Gregory Waldon had been a hard working, valued employee of the Cincinnati Public School system (CPS) for nearly 30 years. Mr. Waldon, who is African American, was looking forward to retiring in a few years with full benefits and spending time with his wife, children and grandchildren. But his supervisors at CPS told him he had to submit to a criminal background check.
Mr. Waldon was not concerned because, although he had a 30+ year-old assault conviction, he had disclosed the conviction to CPS when he was hired in 1980. In 2008, CPS fired Mr. Waldon, despite having been an exemplary employee for decades and despite having been completely frank about the conviction before being hired.
Eartha Britton, also African American, had been a valued teacher’s assistant for 18 years when CPS fired her for a single 1983 conviction for a minor drug offense involving $5 worth of marijuana. Like Mr. Waldon, Ms. Britton disclosed her conviction before she was hired. Ms. Britton was terminated even though her conviction had been expunged.
Of the ten CPS employees who lost their jobs because of CPS’s implementation of the Ohio law, all but one were African American.
CPS claims that these firings were necessary to comply with a 2007 law passed by Ohio that greatly changed how criminal background checks for public school workers are conducted. Prior to the 2007 law, broad criminal background checks were only required for licensed positions, such as teachers and counselors; the new law required criminal background checks for all school employees. The law included a long list of criminal offenses that automatically disqualified an individual for employment in public schools, regardless of how old or minor the offense or employee’s performance or length of tenure.
After their terminations, Mr. Waldon and Ms. Britton filed suit in federal court. In their complaint, they argue that the criminal background check policy—as applied by their former employer CPS—violates federal and state anti-discrimination law because it has a disproportionate impact on African Americans and it is not justified by any legitimate business rationale.
Their arguments are also supported by recent enforcement guidance issued by the United States Equal Employment Opportunity Commission (EEOC), the federal agency tasked with enforcing antidiscrimination law in employment. In its guidance, the EEOC made clear that employers violate federal law when they have criminal records policies that disproportionately screen out a protected group, such as racial minorities, and they do not establish that the policies are “job related for the positions in question and consistent with business necessity.”
After Mr. Waldon and Ms. Britton filed their complaint, CPS filed a motion to dismiss the lawsuit on the grounds that it was merely following Ohio state law. The court rejected this argument. In its decision, the court held that federal anti-discrimination law “trumps state mandates.” The court also noted that both plaintiffs “were valuable and respected employees” who “posed no obvious risk due to their past convictions.”

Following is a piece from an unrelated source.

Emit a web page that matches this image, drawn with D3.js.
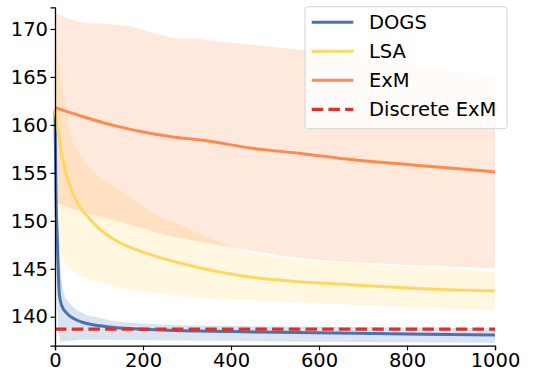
<!DOCTYPE html>
<html>
<head>
<meta charset="utf-8">
<script src="https://cdn.jsdelivr.net/npm/d3@7"></script>
<style>
  body { margin: 0; background: #fff; }
  svg { font-family: "DejaVu Sans", sans-serif; }
</style>
</head>
<body>
<svg width="533" height="377"></svg>
<script>
// iteration, value pairs
const dogsMean = [[0,161.5],[1,157],[2,154],[3,151],[5,148.5],[7,145.5],[10,142.3],[15,141.2],[27,140.35],[49,139.66],[64,139.4],[102,139.05],[140,138.85],[177,138.75],[290,138.55],[400,138.45],[594,138.33],[800,138.2],[1000,138.1]];
const dogsUpper = [[0,162],[3,156],[5,152],[10,146],[20,142.5],[34,141.4],[64,140.35],[100,139.9],[140,139.5],[200,139.3],[291,139.1],[594,138.96],[1000,138.8]];
const dogsLower = [[0,160],[2,148],[5,142],[8,138.5],[12,137.4],[64,137.6],[216,137.55],[594,137.4],[1000,137.3]];

const lsaMean = [[0,161.5],[4,160.3],[15,157.0],[26,154.8],[49,152.0],[79,150.2],[102,149.1],[140,147.9],[216,146.5],[284,145.6],[382,144.6],[450,144.1],[541,143.7],[650,143.4],[738,143.15],[850,142.9],[1000,142.7]];
const lsaUpper = [[0,170.5],[5,168],[12,165],[23,162.6],[34,159.1],[64,156.5],[102,154.6],[177,152.2],[250,150.2],[284,149.6],[350,148.2],[413,147.0],[480,146.4],[556,145.9],[670,145.6],[800,145.2],[1000,144.7]];
const lsaLower = [[0,148],[11,146.6],[30,145.2],[64,144.1],[140,143.1],[170,142.8],[284,142.1],[400,141.8],[594,141.4],[800,141.0],[1000,140.7]];

const exmMean = [[0,161.8],[64,160.85],[140,159.87],[216,159.12],[261,158.8],[337,158.4],[443,157.6],[563,157.0],[650,156.5],[740,156.1],[821,155.8],[1000,155.1]];
const exmUpper = [[0,171.7],[20,171.3],[50,170.8],[79,170.6],[125,170.5],[177,170.2],[238,169.4],[284,169.0],[329,169.0],[375,168.7],[435,168.4],[500,168.1],[563,167.8],[650,167.2],[760,166.6],[880,165.8],[1000,165.1]];
const exmLower = [[0,152],[34,151.3],[86,150.6],[140,150.0],[200,149.2],[261,148.4],[330,147.8],[413,147.1],[556,146.1],[650,145.75],[800,145.4],[1000,145.05]];

const discreteExm = [[0,138.7],[1000,138.7]];

const seriesNames = ["DOGS", "LSA", "ExM", "Discrete ExM"];
const xTicks = [0, 200, 400, 600, 800, 1000];
const yTicks = [140, 145, 150, 155, 160, 165, 170];

const svg = d3.select("svg");

const x = d3.scaleLinear()
    .domain([0, 1000])
    .range([55, 495]);

const y = d3.scaleLinear()
    .domain([136.98, 172.26])
    .range([345.7, 7.3]);

const colors = {
    "DOGS": "#4a72b2",
    "LSA": "#ffd75f",
    "ExM": "#ff8a50",
    "Discrete ExM": "#dc3028"
};

const toBand = (upper, lower) => {
    // merge both edges on a shared set of x positions
    const xs = Array.from(new Set(upper.map(d => d[0]).concat(lower.map(d => d[0])))).sort((a, b) => a - b);
    const interp = (arr, xv) => {
        for (let i = 1; i < arr.length; i++) {
            if (xv <= arr[i][0]) {
                const t = (xv - arr[i - 1][0]) / (arr[i][0] - arr[i - 1][0]);
                return arr[i - 1][1] + t * (arr[i][1] - arr[i - 1][1]);
            }
        }
        return arr[arr.length - 1][1];
    };
    return xs.map(xv => ({ x: xv, hi: interp(upper, xv), lo: interp(lower, xv) }));
};

const area = d3.area()
    .x(d => x(d.x))
    .y0(d => y(d.lo))
    .y1(d => y(d.hi))
    .curve(d3.curveMonotoneX);

const line = d3.line()
    .x(d => x(d[0]))
    .y(d => y(d[1]))
    .curve(d3.curveMonotoneX);

const bands = [
    { key: "DOGS", data: toBand(dogsUpper, dogsLower) },
    { key: "LSA", data: toBand(lsaUpper, lsaLower) },
    { key: "ExM", data: toBand(exmUpper, exmLower) }
];

svg.selectAll(".band")
    .data(bands)
    .enter()
    .append("path")
    .attr("class", "band")
    .attr("d", d => area(d.data))
    .attr("fill", d => colors[d.key])
    .attr("fill-opacity", 0.2);

const lines = [
    { key: "DOGS", data: dogsMean },
    { key: "LSA", data: lsaMean },
    { key: "ExM", data: exmMean }
];

svg.selectAll(".mean-line")
    .data(lines)
    .enter()
    .append("path")
    .attr("class", "mean-line")
    .attr("d", d => line(d.data))
    .attr("fill", "none")
    .attr("stroke", d => colors[d.key])
    .attr("stroke-width", 3);

svg.append("path")
    .attr("d", line(discreteExm))
    .attr("fill", "none")
    .attr("stroke", colors["Discrete ExM"])
    .attr("stroke-width", 3.3)
    .attr("stroke-dasharray", "11.5,5.2");

// axes, left and bottom spines only
const xAxis = svg.append("g")
    .attr("transform", "translate(0, 345.7)")
    .call(d3.axisBottom(x).tickValues(xTicks).tickSize(4.5).tickPadding(2.5).tickFormat(d3.format("d")));

const yAxis = svg.append("g")
    .attr("transform", "translate(55, 0)")
    .call(d3.axisLeft(y).tickValues(yTicks).tickSize(4.5).tickPadding(2.5));

[xAxis, yAxis].forEach(a => {
    a.select(".domain").attr("stroke", "#000").attr("stroke-width", 1.3);
    a.selectAll(".tick line").attr("stroke", "#000").attr("stroke-width", 1.2);
    a.selectAll(".tick text")
        .attr("fill", "#000")
        .attr("font-size", "19.5px")
        .attr("font-family", "DejaVu Sans");
});

// legend
const legend = svg.append("g")
    .attr("transform", "translate(305, 6.7)");

legend.append("rect")
    .attr("width", 202)
    .attr("height", 122)
    .attr("rx", 3)
    .attr("fill", "#fff")
    .attr("fill-opacity", 0.8)
    .attr("stroke", "#d4d4d4")
    .attr("stroke-width", 1);

const items = legend.selectAll(".legend-item")
    .data(seriesNames)
    .enter()
    .append("g")
    .attr("class", "legend-item")
    .attr("transform", (d, i) => `translate(0, ${15.6 + i * 29})`);

items.append("line")
    .attr("x1", 6.7)
    .attr("x2", 48.3)
    .attr("stroke", d => colors[d])
    .attr("stroke-width", d => d === "Discrete ExM" ? 3.3 : 3)
    .attr("stroke-dasharray", d => d === "Discrete ExM" ? "11.5,5.2" : null);

items.append("text")
    .attr("x", 64)
    .attr("y", 7)
    .attr("font-size", "19.5px")
    .attr("fill", "#000")
    .text(d => d);
</script>
</body>
</html>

In October 2013, LDF joined the legal team representing Mr. Waldon and Ms. Britton. LDF recognizes that school districts are legally justified in considering criminal background information when evaluating both current and potential employees to ensure the safety of students. Yet, we argue that this policy went far beyond ensuring safety and, instead, led to unlawful denial of employment for African American employees. And, as the district court has already stated, an employer’s legal obligation to provide equal opportunity regardless of race as required by federal anti-discrimination law trumps compliance with state law.
For Mr. Waldon and Ms. Britton, the policy imposed a new punishment: the inability to earn a living, for no justified reason, long after they paid their debt to society and have proven themselves to be exemplary workers and contributing community members.